=== Extracted information ===
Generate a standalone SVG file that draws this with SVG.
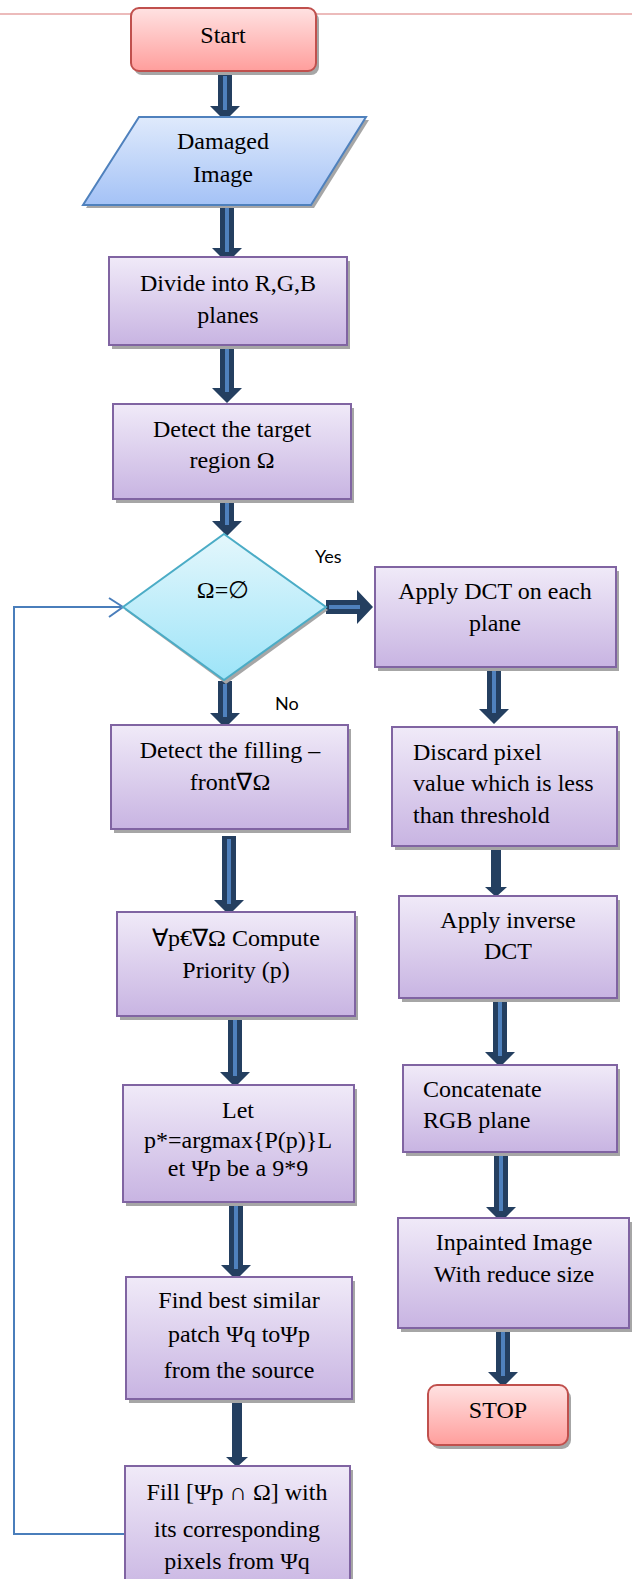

...

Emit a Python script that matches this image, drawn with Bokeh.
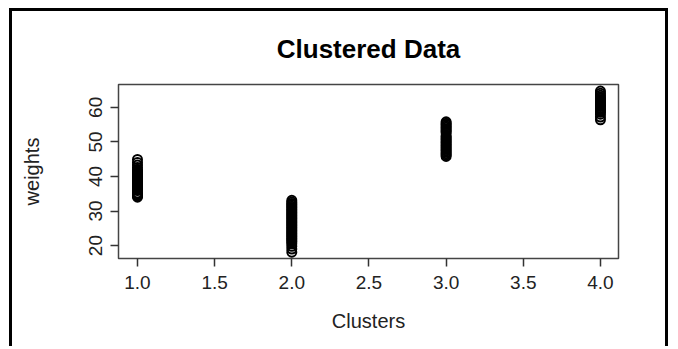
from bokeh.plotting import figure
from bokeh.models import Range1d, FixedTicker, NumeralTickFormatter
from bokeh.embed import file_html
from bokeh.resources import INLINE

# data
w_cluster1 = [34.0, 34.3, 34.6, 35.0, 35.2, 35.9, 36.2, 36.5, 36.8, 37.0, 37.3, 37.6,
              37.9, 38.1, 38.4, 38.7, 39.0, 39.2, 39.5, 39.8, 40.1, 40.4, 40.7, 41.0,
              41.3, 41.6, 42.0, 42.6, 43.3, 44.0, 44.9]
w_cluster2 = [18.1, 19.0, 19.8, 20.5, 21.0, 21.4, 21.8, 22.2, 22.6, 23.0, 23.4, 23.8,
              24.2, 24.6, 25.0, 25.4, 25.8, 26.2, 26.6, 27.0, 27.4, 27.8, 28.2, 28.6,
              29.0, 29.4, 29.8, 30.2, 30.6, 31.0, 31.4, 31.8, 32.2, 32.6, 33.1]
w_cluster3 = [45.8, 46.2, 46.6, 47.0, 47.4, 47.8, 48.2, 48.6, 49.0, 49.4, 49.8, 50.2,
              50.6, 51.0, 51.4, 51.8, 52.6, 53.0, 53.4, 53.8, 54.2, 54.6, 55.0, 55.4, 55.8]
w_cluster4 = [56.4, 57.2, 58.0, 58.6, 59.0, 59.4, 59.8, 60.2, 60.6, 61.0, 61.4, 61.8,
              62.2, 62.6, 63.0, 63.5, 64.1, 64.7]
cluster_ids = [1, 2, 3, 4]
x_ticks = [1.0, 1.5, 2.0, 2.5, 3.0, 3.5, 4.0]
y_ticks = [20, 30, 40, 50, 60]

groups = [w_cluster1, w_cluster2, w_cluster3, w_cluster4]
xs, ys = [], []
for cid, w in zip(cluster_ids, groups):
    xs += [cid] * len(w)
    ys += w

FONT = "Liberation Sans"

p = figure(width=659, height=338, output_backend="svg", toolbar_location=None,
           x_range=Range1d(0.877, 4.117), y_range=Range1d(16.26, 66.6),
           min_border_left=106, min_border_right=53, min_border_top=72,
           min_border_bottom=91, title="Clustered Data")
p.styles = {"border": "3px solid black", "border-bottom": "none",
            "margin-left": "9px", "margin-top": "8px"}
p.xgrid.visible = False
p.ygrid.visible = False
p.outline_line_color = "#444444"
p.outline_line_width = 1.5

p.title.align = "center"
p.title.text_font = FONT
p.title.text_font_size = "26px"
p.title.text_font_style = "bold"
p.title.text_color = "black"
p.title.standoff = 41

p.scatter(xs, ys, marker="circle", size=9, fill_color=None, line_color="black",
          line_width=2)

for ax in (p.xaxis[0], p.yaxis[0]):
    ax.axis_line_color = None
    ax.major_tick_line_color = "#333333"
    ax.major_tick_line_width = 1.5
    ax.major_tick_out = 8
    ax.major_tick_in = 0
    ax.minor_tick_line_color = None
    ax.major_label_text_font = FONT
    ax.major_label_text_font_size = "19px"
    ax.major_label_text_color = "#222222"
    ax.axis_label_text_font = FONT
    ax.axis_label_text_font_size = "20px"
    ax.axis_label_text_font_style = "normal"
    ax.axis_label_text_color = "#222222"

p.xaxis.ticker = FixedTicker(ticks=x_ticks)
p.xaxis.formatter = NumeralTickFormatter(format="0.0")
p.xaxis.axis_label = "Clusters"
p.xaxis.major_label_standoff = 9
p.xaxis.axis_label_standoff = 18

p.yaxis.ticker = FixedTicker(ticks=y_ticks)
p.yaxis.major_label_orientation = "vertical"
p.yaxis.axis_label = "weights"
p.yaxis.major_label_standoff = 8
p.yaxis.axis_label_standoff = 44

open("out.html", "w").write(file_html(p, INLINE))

==

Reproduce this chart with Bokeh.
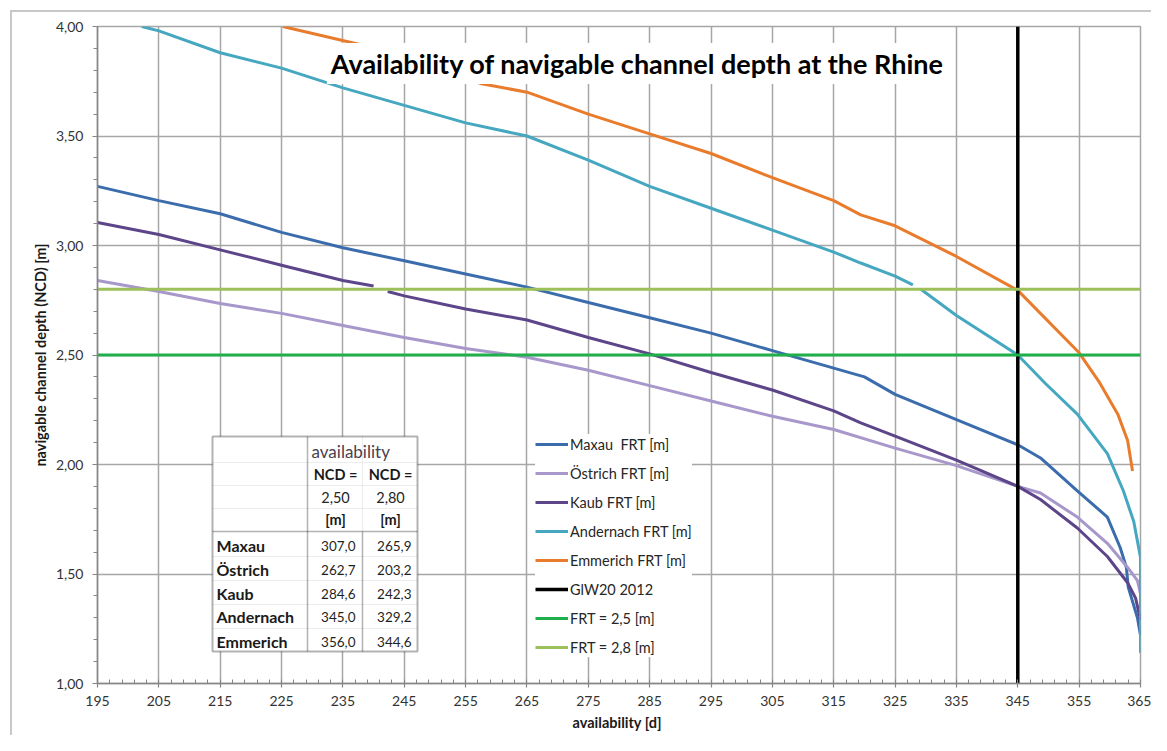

=== To be done ===
List every line from the entries above in which "that" appears.

=== Full response ===
Generate a standalone SVG file that draws this with SVG.
Emit a Python script that matches this image, drawn with Bokeh.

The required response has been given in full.